§ Instructions for the task
Every line from the one holding "Reproduce this chart with matplotlib." through the one holding "from matplotlib.ticker import FuncFormatter" should be returned exactly, both included; the pictures should not.

Part of a data file:
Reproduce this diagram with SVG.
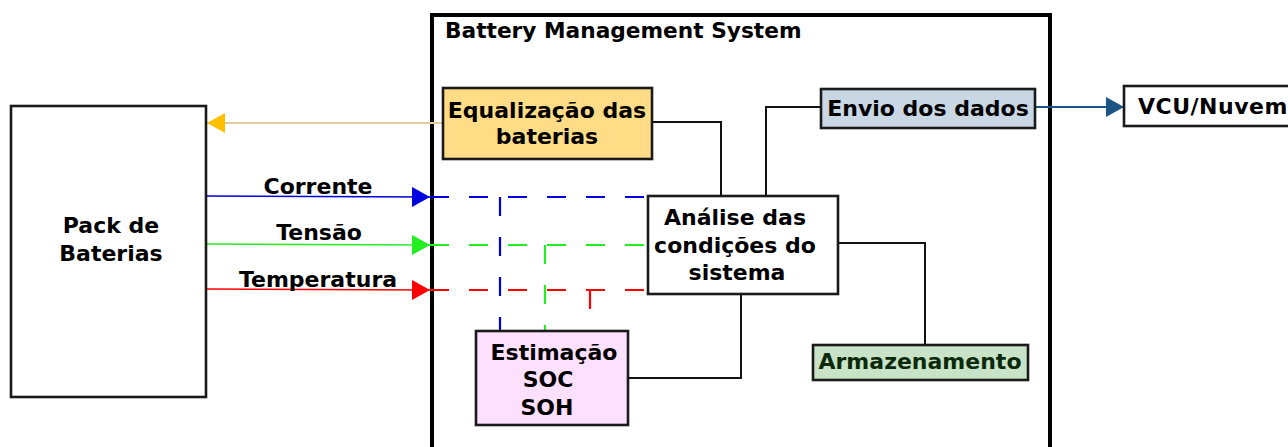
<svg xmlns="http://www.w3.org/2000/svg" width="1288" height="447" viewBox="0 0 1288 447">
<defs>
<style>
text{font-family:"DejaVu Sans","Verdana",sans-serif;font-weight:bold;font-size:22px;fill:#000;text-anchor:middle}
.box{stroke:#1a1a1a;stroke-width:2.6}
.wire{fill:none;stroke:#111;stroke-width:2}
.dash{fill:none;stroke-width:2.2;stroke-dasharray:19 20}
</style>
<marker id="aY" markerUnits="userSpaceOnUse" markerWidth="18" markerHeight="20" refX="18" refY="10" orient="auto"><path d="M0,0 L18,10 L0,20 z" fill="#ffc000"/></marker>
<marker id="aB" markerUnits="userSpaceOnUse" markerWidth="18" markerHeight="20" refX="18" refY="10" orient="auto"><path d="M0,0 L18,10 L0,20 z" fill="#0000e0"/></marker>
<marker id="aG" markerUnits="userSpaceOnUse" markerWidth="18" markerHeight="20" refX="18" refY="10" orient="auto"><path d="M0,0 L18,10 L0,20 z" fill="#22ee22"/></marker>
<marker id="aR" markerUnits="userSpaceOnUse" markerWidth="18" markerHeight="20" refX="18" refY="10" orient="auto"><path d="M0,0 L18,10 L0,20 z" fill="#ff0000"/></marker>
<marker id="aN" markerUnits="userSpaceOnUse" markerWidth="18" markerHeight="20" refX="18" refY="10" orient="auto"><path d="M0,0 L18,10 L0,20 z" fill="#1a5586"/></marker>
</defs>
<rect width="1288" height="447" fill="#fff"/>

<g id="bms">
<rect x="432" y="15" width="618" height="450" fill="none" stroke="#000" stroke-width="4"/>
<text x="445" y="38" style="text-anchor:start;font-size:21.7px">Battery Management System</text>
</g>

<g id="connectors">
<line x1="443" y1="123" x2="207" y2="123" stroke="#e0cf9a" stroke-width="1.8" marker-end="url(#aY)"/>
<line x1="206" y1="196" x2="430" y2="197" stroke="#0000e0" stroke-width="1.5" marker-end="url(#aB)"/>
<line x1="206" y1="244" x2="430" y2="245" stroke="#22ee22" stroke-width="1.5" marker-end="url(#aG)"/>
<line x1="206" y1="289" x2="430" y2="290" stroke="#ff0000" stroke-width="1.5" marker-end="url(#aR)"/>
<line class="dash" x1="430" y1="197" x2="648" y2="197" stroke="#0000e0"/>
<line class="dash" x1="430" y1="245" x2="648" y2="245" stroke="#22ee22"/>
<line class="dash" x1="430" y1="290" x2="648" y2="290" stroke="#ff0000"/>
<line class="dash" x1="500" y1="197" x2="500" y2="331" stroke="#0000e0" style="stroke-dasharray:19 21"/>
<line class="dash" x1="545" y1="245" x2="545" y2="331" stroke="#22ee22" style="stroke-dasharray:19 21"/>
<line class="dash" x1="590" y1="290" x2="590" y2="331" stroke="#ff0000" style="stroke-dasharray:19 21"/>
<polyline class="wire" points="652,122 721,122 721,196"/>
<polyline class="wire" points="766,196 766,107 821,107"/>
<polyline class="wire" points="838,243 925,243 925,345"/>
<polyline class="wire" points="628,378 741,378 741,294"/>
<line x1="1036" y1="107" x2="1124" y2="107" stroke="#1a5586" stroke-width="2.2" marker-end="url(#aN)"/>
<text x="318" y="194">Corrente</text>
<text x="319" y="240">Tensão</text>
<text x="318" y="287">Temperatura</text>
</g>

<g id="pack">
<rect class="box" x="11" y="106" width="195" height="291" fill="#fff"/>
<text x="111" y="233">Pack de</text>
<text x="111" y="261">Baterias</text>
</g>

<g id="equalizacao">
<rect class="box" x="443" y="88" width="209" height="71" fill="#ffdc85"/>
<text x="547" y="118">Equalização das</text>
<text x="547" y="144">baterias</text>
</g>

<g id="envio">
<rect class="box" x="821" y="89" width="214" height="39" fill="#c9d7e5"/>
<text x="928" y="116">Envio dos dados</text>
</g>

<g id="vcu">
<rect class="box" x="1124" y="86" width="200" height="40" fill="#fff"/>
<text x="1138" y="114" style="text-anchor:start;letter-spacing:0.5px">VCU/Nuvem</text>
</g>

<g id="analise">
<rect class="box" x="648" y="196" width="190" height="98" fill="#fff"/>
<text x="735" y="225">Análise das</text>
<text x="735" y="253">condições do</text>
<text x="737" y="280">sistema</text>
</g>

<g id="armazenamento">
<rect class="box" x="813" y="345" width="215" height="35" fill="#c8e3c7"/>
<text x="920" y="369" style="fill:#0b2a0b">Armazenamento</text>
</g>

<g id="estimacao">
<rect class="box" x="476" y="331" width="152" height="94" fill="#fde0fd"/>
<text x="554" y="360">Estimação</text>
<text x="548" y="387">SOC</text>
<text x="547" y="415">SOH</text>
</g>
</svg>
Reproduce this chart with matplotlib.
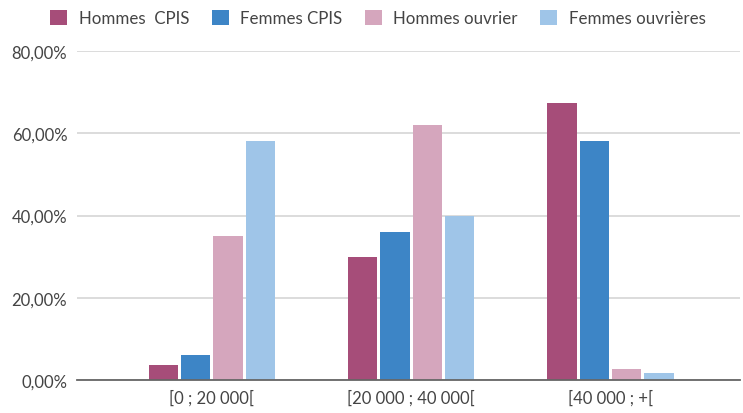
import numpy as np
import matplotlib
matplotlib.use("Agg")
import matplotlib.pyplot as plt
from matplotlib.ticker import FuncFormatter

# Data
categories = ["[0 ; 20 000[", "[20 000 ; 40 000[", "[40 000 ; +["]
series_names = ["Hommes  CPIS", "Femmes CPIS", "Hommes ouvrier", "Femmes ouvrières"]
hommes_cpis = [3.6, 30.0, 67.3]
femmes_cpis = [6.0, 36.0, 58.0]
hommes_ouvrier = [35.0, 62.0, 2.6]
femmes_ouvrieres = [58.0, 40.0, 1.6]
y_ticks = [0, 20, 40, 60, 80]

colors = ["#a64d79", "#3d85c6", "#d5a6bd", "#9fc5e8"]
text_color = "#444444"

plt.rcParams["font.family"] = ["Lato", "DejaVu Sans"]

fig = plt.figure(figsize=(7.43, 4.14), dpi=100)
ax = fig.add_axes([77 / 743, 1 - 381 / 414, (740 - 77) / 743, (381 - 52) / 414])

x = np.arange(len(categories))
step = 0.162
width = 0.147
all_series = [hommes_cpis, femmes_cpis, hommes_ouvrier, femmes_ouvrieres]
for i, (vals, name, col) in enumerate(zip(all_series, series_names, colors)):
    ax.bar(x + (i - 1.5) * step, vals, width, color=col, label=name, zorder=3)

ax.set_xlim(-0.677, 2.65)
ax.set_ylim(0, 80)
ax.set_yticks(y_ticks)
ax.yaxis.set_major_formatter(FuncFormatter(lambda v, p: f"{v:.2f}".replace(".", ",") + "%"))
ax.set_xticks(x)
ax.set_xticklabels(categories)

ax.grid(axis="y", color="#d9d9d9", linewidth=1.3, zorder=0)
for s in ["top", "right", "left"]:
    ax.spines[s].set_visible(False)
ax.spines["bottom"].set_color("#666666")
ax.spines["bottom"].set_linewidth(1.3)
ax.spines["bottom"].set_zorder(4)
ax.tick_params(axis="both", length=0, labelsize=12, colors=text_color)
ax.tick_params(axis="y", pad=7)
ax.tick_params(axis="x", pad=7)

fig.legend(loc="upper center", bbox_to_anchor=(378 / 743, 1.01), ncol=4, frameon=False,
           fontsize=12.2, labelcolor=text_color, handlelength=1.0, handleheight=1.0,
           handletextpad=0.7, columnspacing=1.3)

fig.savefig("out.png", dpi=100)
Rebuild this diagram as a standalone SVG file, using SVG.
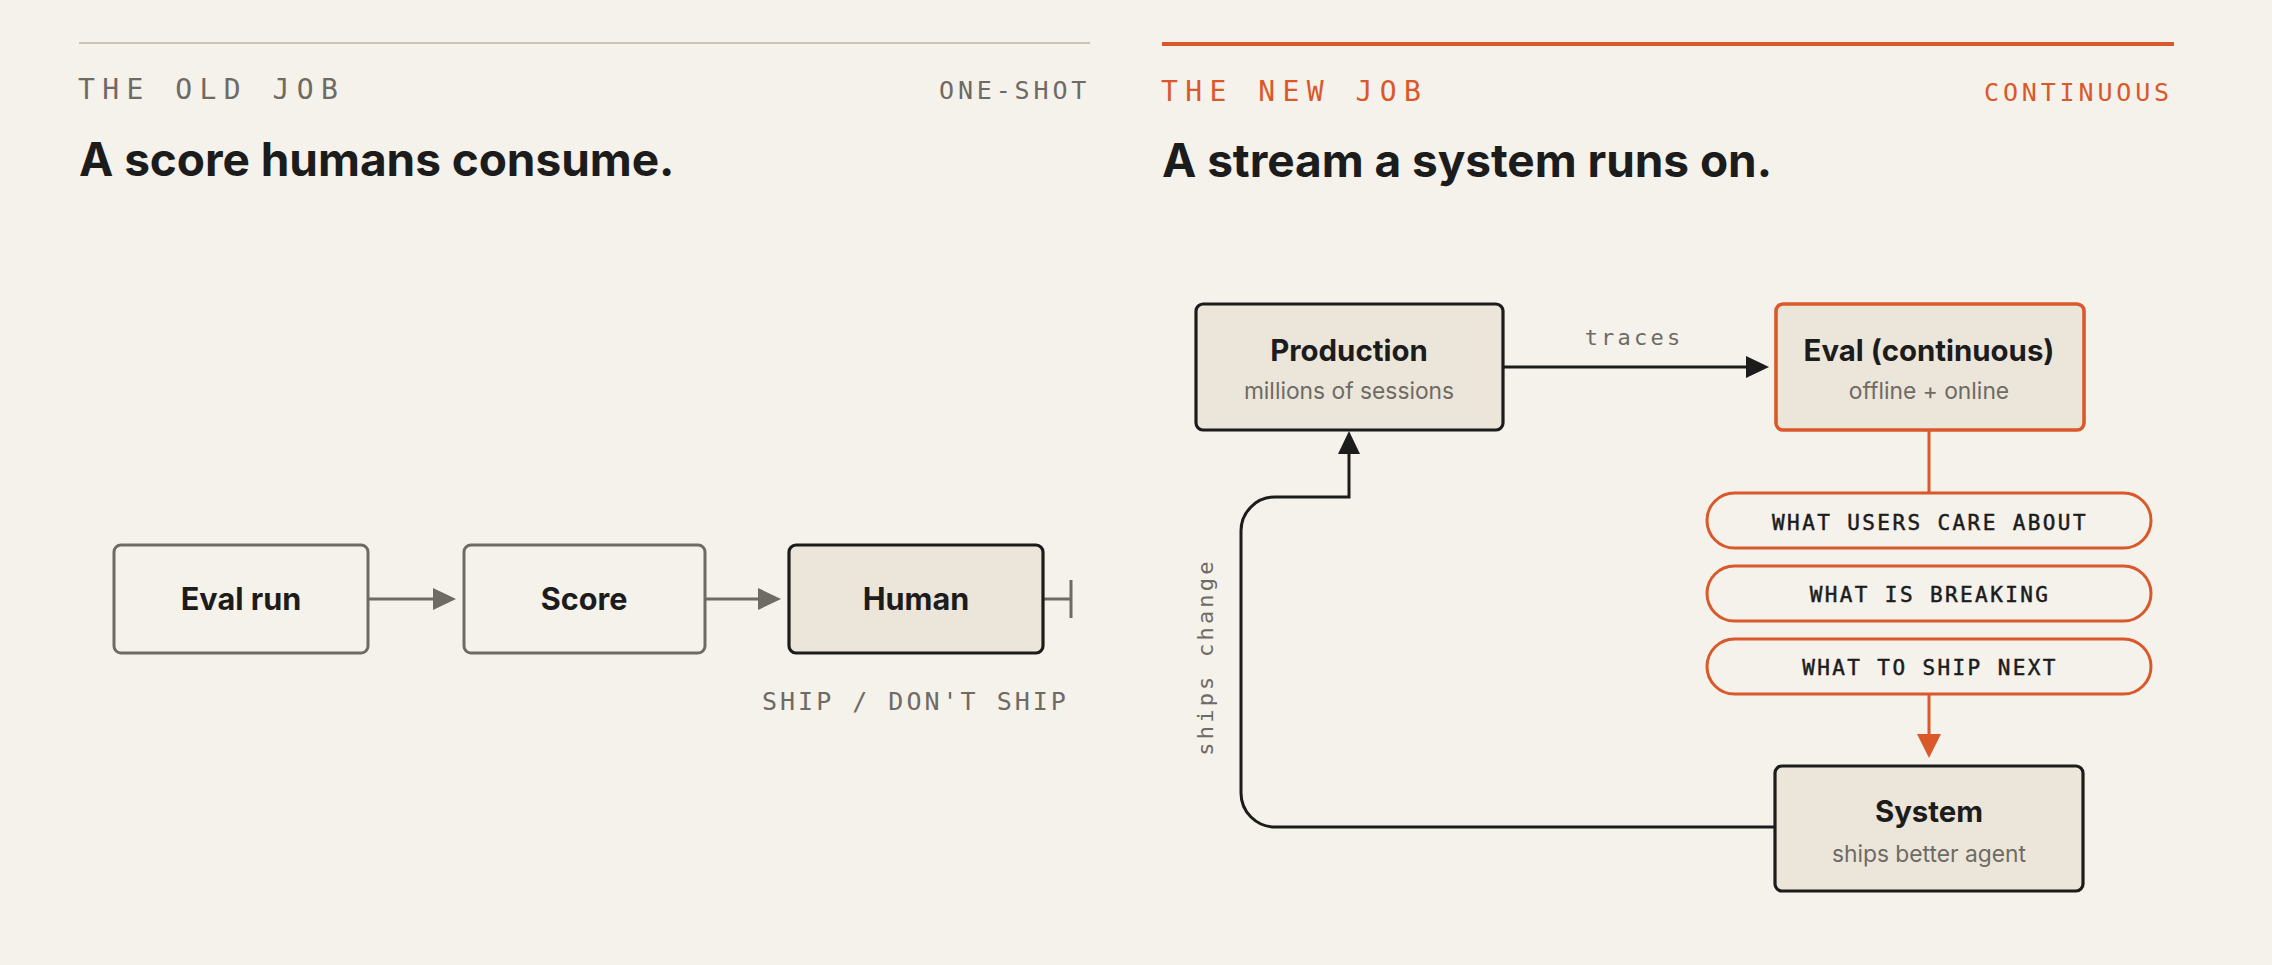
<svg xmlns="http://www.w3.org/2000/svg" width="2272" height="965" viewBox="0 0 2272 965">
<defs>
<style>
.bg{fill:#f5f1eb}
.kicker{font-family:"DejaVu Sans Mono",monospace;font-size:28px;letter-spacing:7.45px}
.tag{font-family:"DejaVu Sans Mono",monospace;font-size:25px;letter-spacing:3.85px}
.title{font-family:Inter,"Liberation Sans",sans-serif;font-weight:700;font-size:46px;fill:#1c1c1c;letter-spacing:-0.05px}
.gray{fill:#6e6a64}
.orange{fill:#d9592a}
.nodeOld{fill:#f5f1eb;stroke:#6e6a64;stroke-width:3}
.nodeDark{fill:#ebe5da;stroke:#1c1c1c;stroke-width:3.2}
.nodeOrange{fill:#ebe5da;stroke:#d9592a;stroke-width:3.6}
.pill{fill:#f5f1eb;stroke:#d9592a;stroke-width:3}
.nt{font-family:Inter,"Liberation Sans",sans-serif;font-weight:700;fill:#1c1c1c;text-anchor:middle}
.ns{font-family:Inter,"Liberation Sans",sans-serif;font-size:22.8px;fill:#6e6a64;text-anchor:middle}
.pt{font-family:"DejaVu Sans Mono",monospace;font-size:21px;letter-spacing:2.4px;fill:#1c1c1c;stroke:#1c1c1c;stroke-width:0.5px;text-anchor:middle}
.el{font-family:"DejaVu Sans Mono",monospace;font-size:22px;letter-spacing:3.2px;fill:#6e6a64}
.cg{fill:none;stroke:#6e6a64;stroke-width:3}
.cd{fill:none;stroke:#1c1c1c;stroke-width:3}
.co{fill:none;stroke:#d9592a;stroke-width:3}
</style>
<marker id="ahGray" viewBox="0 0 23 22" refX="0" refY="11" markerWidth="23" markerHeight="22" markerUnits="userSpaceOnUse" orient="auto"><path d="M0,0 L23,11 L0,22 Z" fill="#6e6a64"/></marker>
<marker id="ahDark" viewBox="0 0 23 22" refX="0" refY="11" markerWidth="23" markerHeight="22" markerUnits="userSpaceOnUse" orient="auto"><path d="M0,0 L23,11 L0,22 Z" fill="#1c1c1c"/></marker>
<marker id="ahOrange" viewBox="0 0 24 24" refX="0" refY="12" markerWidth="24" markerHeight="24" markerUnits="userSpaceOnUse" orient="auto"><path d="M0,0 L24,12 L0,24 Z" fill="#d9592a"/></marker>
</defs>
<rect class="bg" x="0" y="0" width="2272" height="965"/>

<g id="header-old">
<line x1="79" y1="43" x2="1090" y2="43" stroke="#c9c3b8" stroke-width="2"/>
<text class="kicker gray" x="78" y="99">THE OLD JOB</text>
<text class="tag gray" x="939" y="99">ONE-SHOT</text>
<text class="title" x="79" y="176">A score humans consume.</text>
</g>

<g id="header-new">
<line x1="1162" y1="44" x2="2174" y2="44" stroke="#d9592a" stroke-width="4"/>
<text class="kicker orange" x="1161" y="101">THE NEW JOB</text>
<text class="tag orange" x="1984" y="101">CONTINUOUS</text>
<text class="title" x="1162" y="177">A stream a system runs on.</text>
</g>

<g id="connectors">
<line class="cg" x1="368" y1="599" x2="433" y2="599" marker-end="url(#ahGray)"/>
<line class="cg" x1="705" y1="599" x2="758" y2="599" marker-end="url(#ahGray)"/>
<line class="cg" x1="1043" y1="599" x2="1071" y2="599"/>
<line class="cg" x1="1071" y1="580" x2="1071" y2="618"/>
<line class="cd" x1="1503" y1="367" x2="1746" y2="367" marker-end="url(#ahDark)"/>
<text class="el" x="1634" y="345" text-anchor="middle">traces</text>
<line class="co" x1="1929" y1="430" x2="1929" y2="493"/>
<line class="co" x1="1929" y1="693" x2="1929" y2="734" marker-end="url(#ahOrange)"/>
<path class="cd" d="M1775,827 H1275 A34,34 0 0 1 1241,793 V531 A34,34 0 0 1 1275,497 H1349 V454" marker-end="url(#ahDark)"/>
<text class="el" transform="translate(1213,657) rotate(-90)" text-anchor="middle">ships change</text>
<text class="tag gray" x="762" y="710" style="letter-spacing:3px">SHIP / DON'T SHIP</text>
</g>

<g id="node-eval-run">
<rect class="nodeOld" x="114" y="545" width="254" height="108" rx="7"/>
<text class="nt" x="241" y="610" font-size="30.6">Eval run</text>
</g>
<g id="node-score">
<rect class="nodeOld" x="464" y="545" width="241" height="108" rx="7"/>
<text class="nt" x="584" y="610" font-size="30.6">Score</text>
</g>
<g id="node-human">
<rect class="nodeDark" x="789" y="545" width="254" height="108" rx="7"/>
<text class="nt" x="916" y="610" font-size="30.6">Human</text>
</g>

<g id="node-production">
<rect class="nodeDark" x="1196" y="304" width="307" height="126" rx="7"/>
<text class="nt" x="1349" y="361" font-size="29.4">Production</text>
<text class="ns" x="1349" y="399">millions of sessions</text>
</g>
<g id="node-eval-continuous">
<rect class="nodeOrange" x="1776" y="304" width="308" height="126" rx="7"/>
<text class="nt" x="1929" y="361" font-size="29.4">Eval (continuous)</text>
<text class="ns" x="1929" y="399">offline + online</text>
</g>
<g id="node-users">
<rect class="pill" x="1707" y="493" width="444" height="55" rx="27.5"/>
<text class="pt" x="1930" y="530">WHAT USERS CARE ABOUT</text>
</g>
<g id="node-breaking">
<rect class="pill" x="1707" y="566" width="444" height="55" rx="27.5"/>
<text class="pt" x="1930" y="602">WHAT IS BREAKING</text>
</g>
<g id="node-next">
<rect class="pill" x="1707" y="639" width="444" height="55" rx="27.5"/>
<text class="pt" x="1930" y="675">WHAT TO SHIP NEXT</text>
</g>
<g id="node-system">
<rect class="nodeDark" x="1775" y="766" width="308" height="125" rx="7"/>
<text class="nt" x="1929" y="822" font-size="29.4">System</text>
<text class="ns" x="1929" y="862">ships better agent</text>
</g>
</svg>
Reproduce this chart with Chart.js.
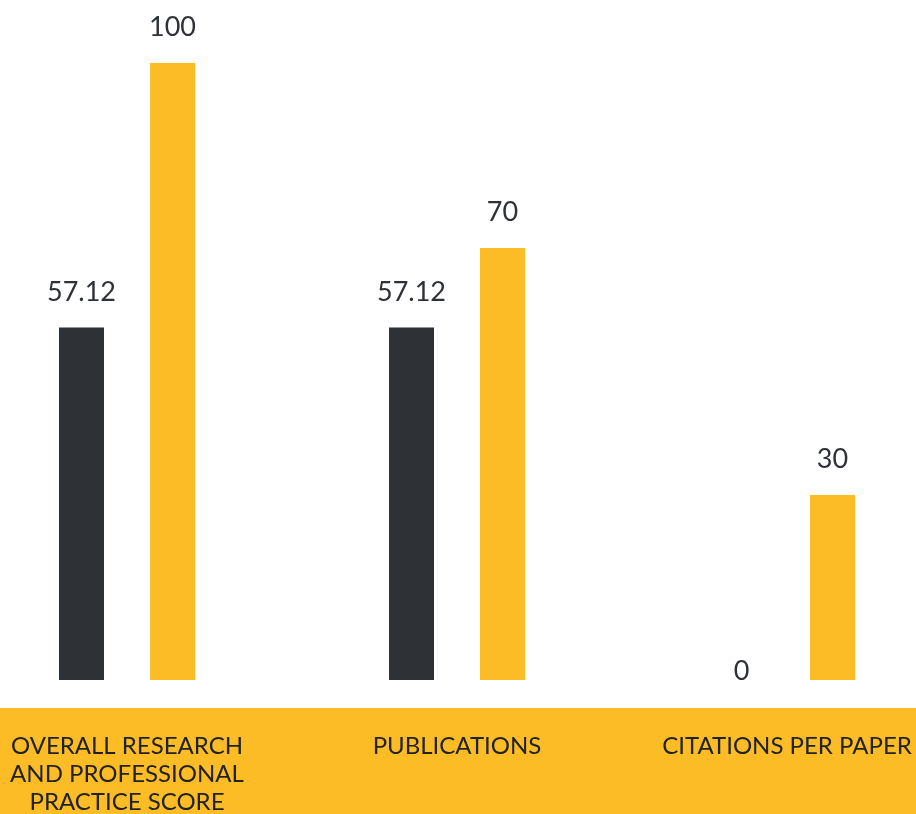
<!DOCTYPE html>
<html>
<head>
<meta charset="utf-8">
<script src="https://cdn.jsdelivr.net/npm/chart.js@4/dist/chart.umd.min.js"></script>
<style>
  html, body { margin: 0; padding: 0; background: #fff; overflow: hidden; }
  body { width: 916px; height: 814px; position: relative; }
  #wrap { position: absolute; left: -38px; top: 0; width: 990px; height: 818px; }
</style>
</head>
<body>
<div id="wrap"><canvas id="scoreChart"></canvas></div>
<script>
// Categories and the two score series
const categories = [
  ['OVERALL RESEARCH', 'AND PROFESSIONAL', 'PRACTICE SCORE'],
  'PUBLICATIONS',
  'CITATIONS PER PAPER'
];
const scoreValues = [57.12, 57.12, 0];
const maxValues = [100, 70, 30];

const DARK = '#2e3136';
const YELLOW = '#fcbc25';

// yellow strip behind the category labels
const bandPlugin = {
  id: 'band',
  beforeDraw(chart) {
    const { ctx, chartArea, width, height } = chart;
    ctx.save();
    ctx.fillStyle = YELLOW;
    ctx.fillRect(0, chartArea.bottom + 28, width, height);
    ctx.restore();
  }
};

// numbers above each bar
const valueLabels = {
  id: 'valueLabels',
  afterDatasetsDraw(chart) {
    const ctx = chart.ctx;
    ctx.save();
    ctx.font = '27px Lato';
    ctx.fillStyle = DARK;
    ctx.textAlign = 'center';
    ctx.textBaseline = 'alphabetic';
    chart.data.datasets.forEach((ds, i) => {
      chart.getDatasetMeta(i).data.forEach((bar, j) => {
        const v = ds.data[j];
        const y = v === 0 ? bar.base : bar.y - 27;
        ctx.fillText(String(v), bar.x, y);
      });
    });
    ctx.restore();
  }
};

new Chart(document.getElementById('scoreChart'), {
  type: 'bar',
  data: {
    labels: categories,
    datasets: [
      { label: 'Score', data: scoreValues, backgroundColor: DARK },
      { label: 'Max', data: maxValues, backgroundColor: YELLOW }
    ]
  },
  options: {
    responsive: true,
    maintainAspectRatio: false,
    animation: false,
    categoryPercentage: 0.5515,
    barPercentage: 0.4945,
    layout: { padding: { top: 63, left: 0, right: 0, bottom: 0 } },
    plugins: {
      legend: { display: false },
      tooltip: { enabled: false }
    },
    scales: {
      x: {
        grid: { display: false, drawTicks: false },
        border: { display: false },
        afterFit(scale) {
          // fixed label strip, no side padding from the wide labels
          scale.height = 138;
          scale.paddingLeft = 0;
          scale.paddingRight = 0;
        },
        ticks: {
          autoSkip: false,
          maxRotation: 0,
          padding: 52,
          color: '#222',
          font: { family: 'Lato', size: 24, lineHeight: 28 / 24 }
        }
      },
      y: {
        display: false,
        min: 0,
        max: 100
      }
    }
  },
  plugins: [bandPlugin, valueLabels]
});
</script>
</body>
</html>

§ Exercise answer
Reproduce this chart with matplotlib.
import numpy as np
import matplotlib
matplotlib.use("Agg")
import matplotlib.pyplot as plt
from matplotlib.ticker import FuncFormatter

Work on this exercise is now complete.